[Directive]
Restate the records that follow word for word; no pictures should appear.

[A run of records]
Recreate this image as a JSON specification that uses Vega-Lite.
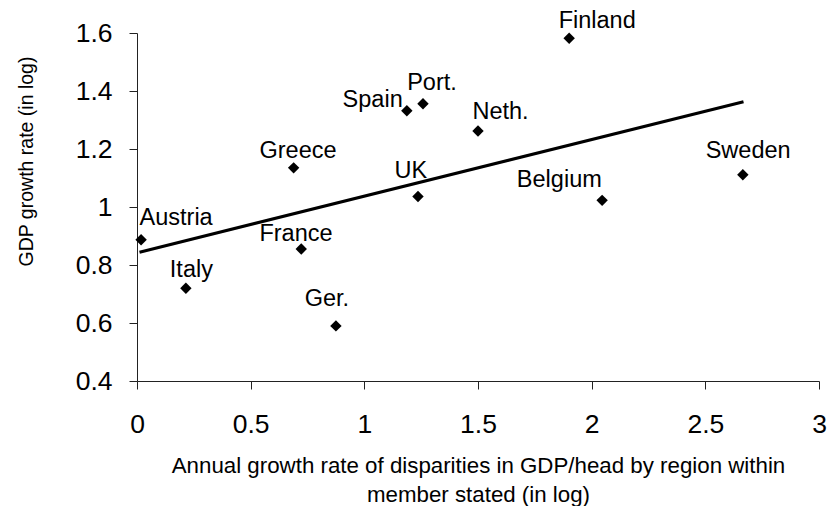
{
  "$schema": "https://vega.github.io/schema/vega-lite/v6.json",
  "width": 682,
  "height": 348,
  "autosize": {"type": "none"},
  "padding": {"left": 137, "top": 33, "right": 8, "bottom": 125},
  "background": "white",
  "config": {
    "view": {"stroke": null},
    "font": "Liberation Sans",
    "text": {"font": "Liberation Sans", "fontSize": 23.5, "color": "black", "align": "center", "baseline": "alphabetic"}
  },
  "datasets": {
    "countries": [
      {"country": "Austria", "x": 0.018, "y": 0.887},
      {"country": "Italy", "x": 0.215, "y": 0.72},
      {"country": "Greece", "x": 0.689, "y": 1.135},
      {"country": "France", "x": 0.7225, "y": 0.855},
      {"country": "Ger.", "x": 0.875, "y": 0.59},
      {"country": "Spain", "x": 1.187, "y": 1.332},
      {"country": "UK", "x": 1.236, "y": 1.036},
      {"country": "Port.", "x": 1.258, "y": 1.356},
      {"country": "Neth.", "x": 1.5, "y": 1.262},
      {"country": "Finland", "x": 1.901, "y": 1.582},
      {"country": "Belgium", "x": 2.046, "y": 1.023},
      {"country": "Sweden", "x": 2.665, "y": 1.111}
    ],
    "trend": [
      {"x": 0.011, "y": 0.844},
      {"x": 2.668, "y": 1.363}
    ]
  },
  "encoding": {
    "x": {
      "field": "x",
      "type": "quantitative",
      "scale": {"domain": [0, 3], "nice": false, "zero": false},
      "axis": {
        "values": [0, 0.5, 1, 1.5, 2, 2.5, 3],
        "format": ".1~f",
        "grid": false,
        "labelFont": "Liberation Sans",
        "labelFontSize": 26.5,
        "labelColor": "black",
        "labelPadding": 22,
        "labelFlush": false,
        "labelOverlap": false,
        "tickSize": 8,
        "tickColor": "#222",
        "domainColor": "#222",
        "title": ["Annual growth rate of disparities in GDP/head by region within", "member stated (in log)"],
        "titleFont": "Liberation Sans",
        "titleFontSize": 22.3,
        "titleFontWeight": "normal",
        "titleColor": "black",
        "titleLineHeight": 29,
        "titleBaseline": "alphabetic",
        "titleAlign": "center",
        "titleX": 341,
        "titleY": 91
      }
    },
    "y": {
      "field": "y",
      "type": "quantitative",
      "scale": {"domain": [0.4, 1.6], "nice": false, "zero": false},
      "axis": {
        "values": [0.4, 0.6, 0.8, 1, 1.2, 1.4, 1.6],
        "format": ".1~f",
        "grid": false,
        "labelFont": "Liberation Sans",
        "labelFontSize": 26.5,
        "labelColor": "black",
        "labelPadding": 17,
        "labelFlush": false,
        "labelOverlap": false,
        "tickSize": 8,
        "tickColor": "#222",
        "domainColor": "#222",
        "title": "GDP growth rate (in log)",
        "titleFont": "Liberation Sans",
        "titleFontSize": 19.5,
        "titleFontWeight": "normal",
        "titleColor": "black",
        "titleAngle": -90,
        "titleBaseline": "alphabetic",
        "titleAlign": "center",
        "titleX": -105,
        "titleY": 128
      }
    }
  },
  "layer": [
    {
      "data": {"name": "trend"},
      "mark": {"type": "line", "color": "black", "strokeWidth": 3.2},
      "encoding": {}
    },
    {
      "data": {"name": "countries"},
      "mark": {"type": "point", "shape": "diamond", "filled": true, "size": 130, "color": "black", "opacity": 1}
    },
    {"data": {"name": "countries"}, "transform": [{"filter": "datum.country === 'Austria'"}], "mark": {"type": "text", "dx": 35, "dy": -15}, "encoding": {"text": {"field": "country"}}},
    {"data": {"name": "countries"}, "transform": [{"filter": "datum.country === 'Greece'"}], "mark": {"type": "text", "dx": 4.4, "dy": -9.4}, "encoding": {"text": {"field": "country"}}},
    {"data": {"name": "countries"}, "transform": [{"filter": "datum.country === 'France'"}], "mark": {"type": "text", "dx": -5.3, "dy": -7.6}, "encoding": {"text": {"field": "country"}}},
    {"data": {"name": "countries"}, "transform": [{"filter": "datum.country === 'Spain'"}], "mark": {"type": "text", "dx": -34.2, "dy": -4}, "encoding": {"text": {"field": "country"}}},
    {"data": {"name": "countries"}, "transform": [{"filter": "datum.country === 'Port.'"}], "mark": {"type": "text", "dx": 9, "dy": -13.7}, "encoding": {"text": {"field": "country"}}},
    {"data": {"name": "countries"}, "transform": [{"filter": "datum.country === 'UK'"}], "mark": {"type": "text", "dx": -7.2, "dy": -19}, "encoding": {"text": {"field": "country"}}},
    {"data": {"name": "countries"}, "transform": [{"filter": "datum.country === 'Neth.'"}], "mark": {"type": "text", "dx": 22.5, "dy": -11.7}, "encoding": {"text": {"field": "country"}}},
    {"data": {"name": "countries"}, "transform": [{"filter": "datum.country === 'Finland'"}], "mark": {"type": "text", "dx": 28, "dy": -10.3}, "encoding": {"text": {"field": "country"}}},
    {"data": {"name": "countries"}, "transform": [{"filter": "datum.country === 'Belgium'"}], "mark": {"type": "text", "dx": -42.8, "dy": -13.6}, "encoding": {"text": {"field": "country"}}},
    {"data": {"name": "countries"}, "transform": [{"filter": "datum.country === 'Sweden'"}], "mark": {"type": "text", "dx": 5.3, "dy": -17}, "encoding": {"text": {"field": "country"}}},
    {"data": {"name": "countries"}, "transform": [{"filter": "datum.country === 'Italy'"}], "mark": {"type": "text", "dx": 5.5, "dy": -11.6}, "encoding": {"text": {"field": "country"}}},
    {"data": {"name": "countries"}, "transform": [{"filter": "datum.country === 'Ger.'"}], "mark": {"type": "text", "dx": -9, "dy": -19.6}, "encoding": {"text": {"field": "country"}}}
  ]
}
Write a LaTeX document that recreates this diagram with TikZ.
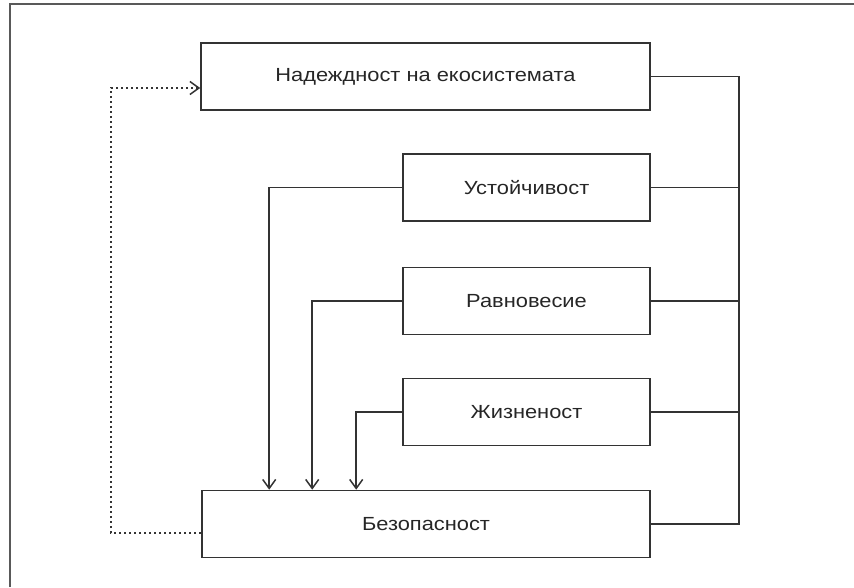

[Response to this exercise]
Recreate this image as a JSON specification that uses Vega-Lite.
{
  "$schema": "https://vega.github.io/schema/vega-lite/v6.json",
  "width": 682,
  "height": 348,
  "autosize": {"type": "none"},
  "padding": {"left": 137, "top": 33, "right": 8, "bottom": 125},
  "background": "white",
  "config": {
    "view": {"stroke": null},
    "font": "Liberation Sans",
    "text": {"font": "Liberation Sans", "fontSize": 23.5, "color": "black", "align": "center", "baseline": "alphabetic"}
  },
  "datasets": {
    "countries": [
      {"country": "Austria", "x": 0.018, "y": 0.887},
      {"country": "Italy", "x": 0.215, "y": 0.72},
      {"country": "Greece", "x": 0.689, "y": 1.135},
      {"country": "France", "x": 0.7225, "y": 0.855},
      {"country": "Ger.", "x": 0.875, "y": 0.59},
      {"country": "Spain", "x": 1.187, "y": 1.332},
      {"country": "UK", "x": 1.236, "y": 1.036},
      {"country": "Port.", "x": 1.258, "y": 1.356},
      {"country": "Neth.", "x": 1.5, "y": 1.262},
      {"country": "Finland", "x": 1.901, "y": 1.582},
      {"country": "Belgium", "x": 2.046, "y": 1.023},
      {"country": "Sweden", "x": 2.665, "y": 1.111}
    ],
    "trend": [
      {"x": 0.011, "y": 0.844},
      {"x": 2.668, "y": 1.363}
    ]
  },
  "encoding": {
    "x": {
      "field": "x",
      "type": "quantitative",
      "scale": {"domain": [0, 3], "nice": false, "zero": false},
      "axis": {
        "values": [0, 0.5, 1, 1.5, 2, 2.5, 3],
        "format": ".1~f",
        "grid": false,
        "labelFont": "Liberation Sans",
        "labelFontSize": 26.5,
        "labelColor": "black",
        "labelPadding": 22,
        "labelFlush": false,
        "labelOverlap": false,
        "tickSize": 8,
        "tickColor": "#222",
        "domainColor": "#222",
        "title": ["Annual growth rate of disparities in GDP/head by region within", "member stated (in log)"],
        "titleFont": "Liberation Sans",
        "titleFontSize": 22.3,
        "titleFontWeight": "normal",
        "titleColor": "black",
        "titleLineHeight": 29,
        "titleBaseline": "alphabetic",
        "titleAlign": "center",
        "titleX": 341,
        "titleY": 91
      }
    },
    "y": {
      "field": "y",
      "type": "quantitative",
      "scale": {"domain": [0.4, 1.6], "nice": false, "zero": false},
      "axis": {
        "values": [0.4, 0.6, 0.8, 1, 1.2, 1.4, 1.6],
        "format": ".1~f",
        "grid": false,
        "labelFont": "Liberation Sans",
        "labelFontSize": 26.5,
        "labelColor": "black",
        "labelPadding": 17,
        "labelFlush": false,
        "labelOverlap": false,
        "tickSize": 8,
        "tickColor": "#222",
        "domainColor": "#222",
        "title": "GDP growth rate (in log)",
        "titleFont": "Liberation Sans",
        "titleFontSize": 19.5,
        "titleFontWeight": "normal",
        "titleColor": "black",
        "titleAngle": -90,
        "titleBaseline": "alphabetic",
        "titleAlign": "center",
        "titleX": -105,
        "titleY": 128
      }
    }
  },
  "layer": [
    {
      "data": {"name": "trend"},
      "mark": {"type": "line", "color": "black", "strokeWidth": 3.2},
      "encoding": {}
    },
    {
      "data": {"name": "countries"},
      "mark": {"type": "point", "shape": "diamond", "filled": true, "size": 130, "color": "black", "opacity": 1}
    },
    {"data": {"name": "countries"}, "transform": [{"filter": "datum.country === 'Austria'"}], "mark": {"type": "text", "dx": 35, "dy": -15}, "encoding": {"text": {"field": "country"}}},
    {"data": {"name": "countries"}, "transform": [{"filter": "datum.country === 'Greece'"}], "mark": {"type": "text", "dx": 4.4, "dy": -9.4}, "encoding": {"text": {"field": "country"}}},
    {"data": {"name": "countries"}, "transform": [{"filter": "datum.country === 'France'"}], "mark": {"type": "text", "dx": -5.3, "dy": -7.6}, "encoding": {"text": {"field": "country"}}},
    {"data": {"name": "countries"}, "transform": [{"filter": "datum.country === 'Spain'"}], "mark": {"type": "text", "dx": -34.2, "dy": -4}, "encoding": {"text": {"field": "country"}}},
    {"data": {"name": "countries"}, "transform": [{"filter": "datum.country === 'Port.'"}], "mark": {"type": "text", "dx": 9, "dy": -13.7}, "encoding": {"text": {"field": "country"}}},
    {"data": {"name": "countries"}, "transform": [{"filter": "datum.country === 'UK'"}], "mark": {"type": "text", "dx": -7.2, "dy": -19}, "encoding": {"text": {"field": "country"}}},
    {"data": {"name": "countries"}, "transform": [{"filter": "datum.country === 'Neth.'"}], "mark": {"type": "text", "dx": 22.5, "dy": -11.7}, "encoding": {"text": {"field": "country"}}},
    {"data": {"name": "countries"}, "transform": [{"filter": "datum.country === 'Finland'"}], "mark": {"type": "text", "dx": 28, "dy": -10.3}, "encoding": {"text": {"field": "country"}}},
    {"data": {"name": "countries"}, "transform": [{"filter": "datum.country === 'Belgium'"}], "mark": {"type": "text", "dx": -42.8, "dy": -13.6}, "encoding": {"text": {"field": "country"}}},
    {"data": {"name": "countries"}, "transform": [{"filter": "datum.country === 'Sweden'"}], "mark": {"type": "text", "dx": 5.3, "dy": -17}, "encoding": {"text": {"field": "country"}}},
    {"data": {"name": "countries"}, "transform": [{"filter": "datum.country === 'Italy'"}], "mark": {"type": "text", "dx": 5.5, "dy": -11.6}, "encoding": {"text": {"field": "country"}}},
    {"data": {"name": "countries"}, "transform": [{"filter": "datum.country === 'Ger.'"}], "mark": {"type": "text", "dx": -9, "dy": -19.6}, "encoding": {"text": {"field": "country"}}}
  ]
}
Write a LaTeX document that recreates this diagram with TikZ.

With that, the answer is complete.